Task requirements
Retype the opening lines of the data exactly, stopping after the line that contains "plt.rcParams['font.family'] = ['Open". Skip every picture.

Data segment

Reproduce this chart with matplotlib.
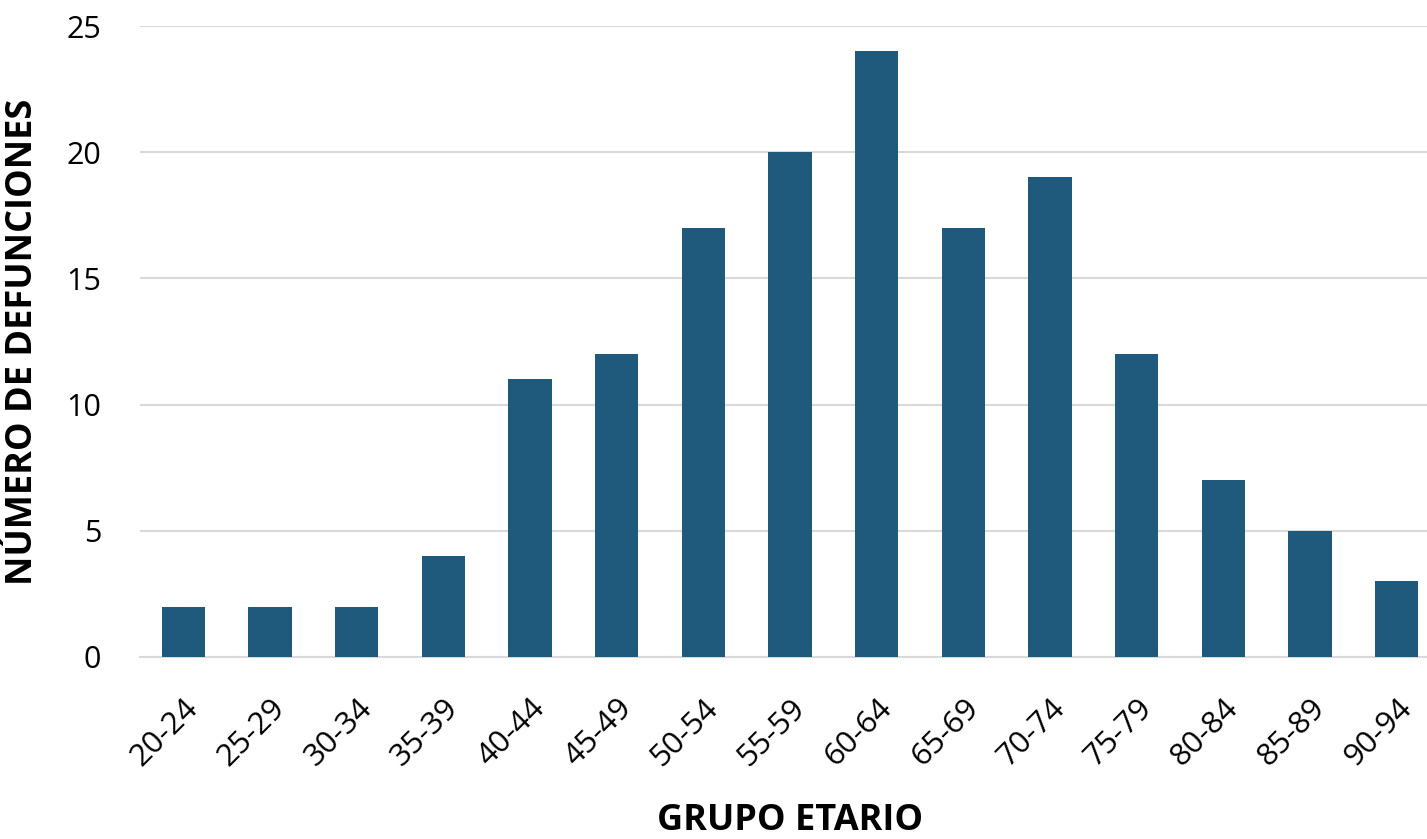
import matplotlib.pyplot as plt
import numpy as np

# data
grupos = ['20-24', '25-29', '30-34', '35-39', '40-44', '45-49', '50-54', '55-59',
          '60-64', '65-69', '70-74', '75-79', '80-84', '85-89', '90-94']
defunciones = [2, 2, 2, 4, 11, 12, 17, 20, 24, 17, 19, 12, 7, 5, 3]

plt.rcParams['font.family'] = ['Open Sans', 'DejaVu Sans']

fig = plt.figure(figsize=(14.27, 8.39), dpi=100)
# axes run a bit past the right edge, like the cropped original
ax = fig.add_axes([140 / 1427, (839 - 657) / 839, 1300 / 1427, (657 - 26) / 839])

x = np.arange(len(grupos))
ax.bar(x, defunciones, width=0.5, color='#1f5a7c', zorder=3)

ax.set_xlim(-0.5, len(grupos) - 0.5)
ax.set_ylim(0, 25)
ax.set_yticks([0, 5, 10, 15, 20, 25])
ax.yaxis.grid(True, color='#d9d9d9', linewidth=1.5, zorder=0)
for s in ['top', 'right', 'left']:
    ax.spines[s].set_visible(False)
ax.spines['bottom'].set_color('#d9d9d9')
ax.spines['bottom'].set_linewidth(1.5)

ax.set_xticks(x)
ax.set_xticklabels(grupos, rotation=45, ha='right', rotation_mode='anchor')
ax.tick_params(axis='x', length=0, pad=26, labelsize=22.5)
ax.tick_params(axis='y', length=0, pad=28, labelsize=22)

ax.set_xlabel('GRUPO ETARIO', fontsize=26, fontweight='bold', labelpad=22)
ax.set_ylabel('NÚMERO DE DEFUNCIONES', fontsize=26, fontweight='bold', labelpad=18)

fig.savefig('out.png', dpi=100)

Result of this exercise
Reproduce this chart with matplotlib.
import matplotlib.pyplot as plt
import numpy as np

# data
grupos = ['20-24', '25-29', '30-34', '35-39', '40-44', '45-49', '50-54', '55-59',
          '60-64', '65-69', '70-74', '75-79', '80-84', '85-89', '90-94']
defunciones = [2, 2, 2, 4, 11, 12, 17, 20, 24, 17, 19, 12, 7, 5, 3]

plt.rcParams['font.family'] = ['Open Sans', 'DejaVu Sans']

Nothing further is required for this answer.